## Set exercise
Go through the data and copy every line exactly, but not the images.

---------- Information shown

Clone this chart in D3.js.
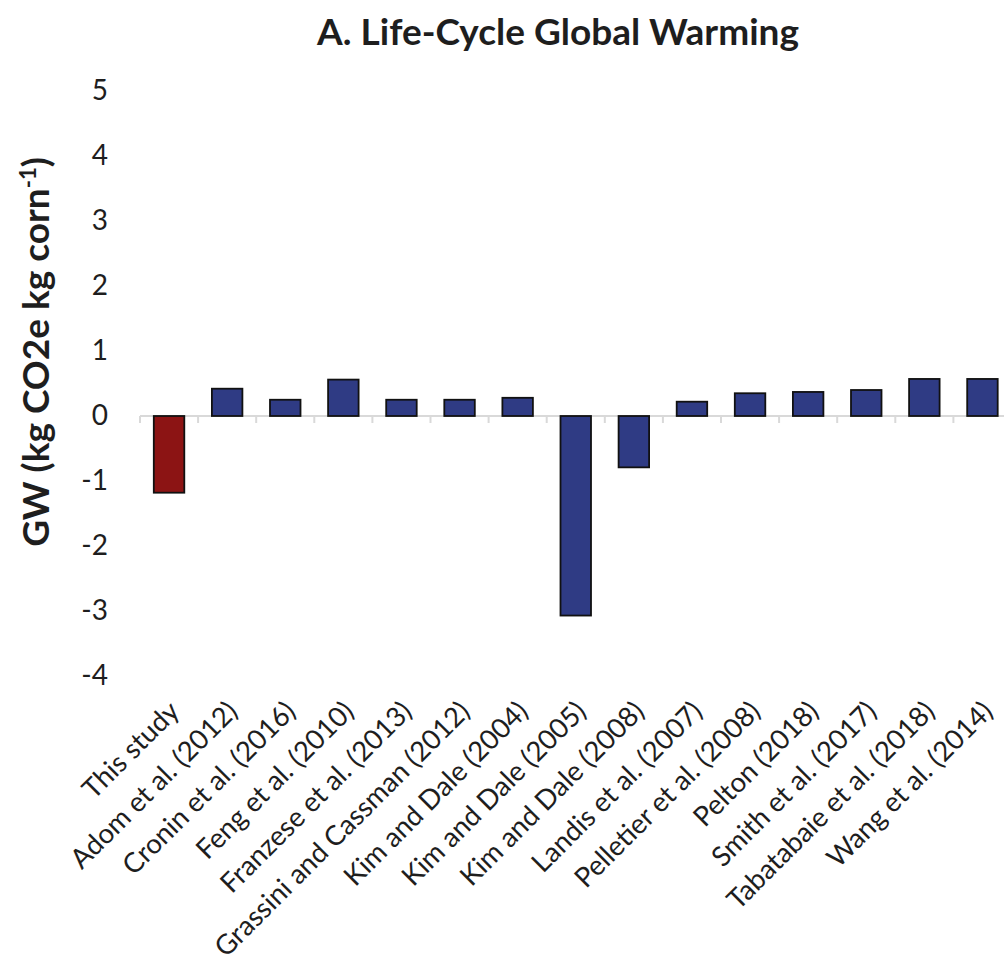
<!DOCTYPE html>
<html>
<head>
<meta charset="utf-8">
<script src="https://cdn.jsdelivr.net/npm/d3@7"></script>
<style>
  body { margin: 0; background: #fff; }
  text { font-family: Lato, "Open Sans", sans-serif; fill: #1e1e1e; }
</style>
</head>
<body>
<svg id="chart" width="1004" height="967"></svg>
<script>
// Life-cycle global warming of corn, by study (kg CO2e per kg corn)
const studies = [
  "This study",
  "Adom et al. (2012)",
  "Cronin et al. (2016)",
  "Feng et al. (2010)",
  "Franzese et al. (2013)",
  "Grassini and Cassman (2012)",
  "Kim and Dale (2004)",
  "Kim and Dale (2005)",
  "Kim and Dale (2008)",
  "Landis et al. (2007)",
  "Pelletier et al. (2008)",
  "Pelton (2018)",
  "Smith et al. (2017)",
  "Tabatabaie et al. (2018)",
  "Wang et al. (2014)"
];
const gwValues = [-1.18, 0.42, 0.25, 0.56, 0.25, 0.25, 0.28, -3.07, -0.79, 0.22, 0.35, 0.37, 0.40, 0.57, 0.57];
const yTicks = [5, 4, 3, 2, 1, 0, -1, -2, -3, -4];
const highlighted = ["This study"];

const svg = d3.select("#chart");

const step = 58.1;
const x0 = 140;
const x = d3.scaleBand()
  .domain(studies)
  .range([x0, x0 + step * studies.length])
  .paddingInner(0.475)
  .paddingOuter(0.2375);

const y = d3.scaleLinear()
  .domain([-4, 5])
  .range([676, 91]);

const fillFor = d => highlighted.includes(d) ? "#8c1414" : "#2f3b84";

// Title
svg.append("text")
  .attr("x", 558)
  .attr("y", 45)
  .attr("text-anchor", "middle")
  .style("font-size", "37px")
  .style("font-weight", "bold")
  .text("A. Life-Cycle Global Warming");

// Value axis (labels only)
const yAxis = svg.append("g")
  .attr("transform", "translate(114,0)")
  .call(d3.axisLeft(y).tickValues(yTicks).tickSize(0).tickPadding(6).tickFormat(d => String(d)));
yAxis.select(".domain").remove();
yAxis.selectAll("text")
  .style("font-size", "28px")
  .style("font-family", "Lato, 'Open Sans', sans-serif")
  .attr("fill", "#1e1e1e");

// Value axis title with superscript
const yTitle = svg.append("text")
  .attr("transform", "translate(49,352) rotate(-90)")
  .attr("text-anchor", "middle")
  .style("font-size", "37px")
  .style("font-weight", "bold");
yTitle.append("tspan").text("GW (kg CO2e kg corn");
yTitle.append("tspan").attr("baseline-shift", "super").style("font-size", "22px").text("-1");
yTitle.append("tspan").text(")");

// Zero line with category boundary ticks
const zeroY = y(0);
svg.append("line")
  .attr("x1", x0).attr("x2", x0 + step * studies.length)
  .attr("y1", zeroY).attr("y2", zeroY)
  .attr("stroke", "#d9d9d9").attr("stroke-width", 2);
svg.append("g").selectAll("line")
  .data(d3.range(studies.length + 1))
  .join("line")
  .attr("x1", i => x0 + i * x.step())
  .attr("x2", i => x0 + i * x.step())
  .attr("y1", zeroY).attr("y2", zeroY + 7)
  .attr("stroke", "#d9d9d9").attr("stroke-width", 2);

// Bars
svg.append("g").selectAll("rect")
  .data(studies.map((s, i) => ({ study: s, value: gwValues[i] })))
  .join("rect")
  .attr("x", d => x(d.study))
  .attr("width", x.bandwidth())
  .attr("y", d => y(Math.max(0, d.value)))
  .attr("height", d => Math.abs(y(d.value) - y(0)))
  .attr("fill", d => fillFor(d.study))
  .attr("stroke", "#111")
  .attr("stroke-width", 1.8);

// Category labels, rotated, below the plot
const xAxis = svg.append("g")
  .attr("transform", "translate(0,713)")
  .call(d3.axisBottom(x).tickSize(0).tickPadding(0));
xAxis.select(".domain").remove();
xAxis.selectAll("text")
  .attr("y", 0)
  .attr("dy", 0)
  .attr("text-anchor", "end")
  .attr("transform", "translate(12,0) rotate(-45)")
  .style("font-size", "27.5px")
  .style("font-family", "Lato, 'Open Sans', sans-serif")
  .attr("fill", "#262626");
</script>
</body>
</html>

--------------------

## The result
Clone this chart in D3.js.
<!DOCTYPE html>
<html>
<head>
<meta charset="utf-8">
<script src="https://cdn.jsdelivr.net/npm/d3@7"></script>
<style>
  body { margin: 0; background: #fff; }
  text { font-family: Lato, "Open Sans", sans-serif; fill: #1e1e1e; }
</style>
</head>
<body>
<svg id="chart" width="1004" height="967"></svg>
<script>
// Life-cycle global warming of corn, by study (kg CO2e per kg corn)
const studies = [
  "This study",
  "Adom et al. (2012)",
  "Cronin et al. (2016)",
  "Feng et al. (2010)",
  "Franzese et al. (2013)",
  "Grassini and Cassman (2012)",
  "Kim and Dale (2004)",
  "Kim and Dale (2005)",
  "Kim and Dale (2008)",
  "Landis et al. (2007)",
  "Pelletier et al. (2008)",
  "Pelton (2018)",
  "Smith et al. (2017)",
  "Tabatabaie et al. (2018)",
  "Wang et al. (2014)"
];
const gwValues = [-1.18, 0.42, 0.25, 0.56, 0.25, 0.25, 0.28, -3.07, -0.79, 0.22, 0.35, 0.37, 0.40, 0.57, 0.57];
const yTicks = [5, 4, 3, 2, 1, 0, -1, -2, -3, -4];
const highlighted = ["This study"];

const svg = d3.select("#chart");

const step = 58.1;
const x0 = 140;
const x = d3.scaleBand()
  .domain(studies)
  .range([x0, x0 + step * studies.length])
  .paddingInner(0.475)
  .paddingOuter(0.2375);

const y = d3.scaleLinear()
  .domain([-4, 5])
  .range([676, 91]);

const fillFor = d => highlighted.includes(d) ? "#8c1414" : "#2f3b84";

// Title
svg.append("text")
  .attr("x", 558)
  .attr("y", 45)
  .attr("text-anchor", "middle")
  .style("font-size", "37px")
  .style("font-weight", "bold")
  .text("A. Life-Cycle Global Warming");

// Value axis (labels only)
const yAxis = svg.append("g")
  .attr("transform", "translate(114,0)")
  .call(d3.axisLeft(y).tickValues(yTicks).tickSize(0).tickPadding(6).tickFormat(d => String(d)));
yAxis.select(".domain").remove();
yAxis.selectAll("text")
  .style("font-size", "28px")
  .style("font-family", "Lato, 'Open Sans', sans-serif")
  .attr("fill", "#1e1e1e");

// Value axis title with superscript
const yTitle = svg.append("text")
  .attr("transform", "translate(49,352) rotate(-90)")
  .attr("text-anchor", "middle")
  .style("font-size", "37px")
  .style("font-weight", "bold");
yTitle.append("tspan").text("GW (kg CO2e kg corn");
yTitle.append("tspan").attr("baseline-shift", "super").style("font-size", "22px").text("-1");
yTitle.append("tspan").text(")");

// Zero line with category boundary ticks
const zeroY = y(0);
svg.append("line")
  .attr("x1", x0).attr("x2", x0 + step * studies.length)
  .attr("y1", zeroY).attr("y2", zeroY)
  .attr("stroke", "#d9d9d9").attr("stroke-width", 2);
svg.append("g").selectAll("line")
  .data(d3.range(studies.length + 1))
  .join("line")
  .attr("x1", i => x0 + i * x.step())
  .attr("x2", i => x0 + i * x.step())
  .attr("y1", zeroY).attr("y2", zeroY + 7)
  .attr("stroke", "#d9d9d9").attr("stroke-width", 2);

// Bars
svg.append("g").selectAll("rect")
  .data(studies.map((s, i) => ({ study: s, value: gwValues[i] })))
  .join("rect")
  .attr("x", d => x(d.study))
  .attr("width", x.bandwidth())
  .attr("y", d => y(Math.max(0, d.value)))
  .attr("height", d => Math.abs(y(d.value) - y(0)))
  .attr("fill", d => fillFor(d.study))
  .attr("stroke", "#111")
  .attr("stroke-width", 1.8);

// Category labels, rotated, below the plot
const xAxis = svg.append("g")
  .attr("transform", "translate(0,713)")
  .call(d3.axisBottom(x).tickSize(0).tickPadding(0));
xAxis.select(".domain").remove();
xAxis.selectAll("text")
  .attr("y", 0)
  .attr("dy", 0)
  .attr("text-anchor", "end")
  .attr("transform", "translate(12,0) rotate(-45)")
  .style("font-size", "27.5px")
  .style("font-family", "Lato, 'Open Sans', sans-serif")
  .attr("fill", "#262626");
</script>
</body>
</html>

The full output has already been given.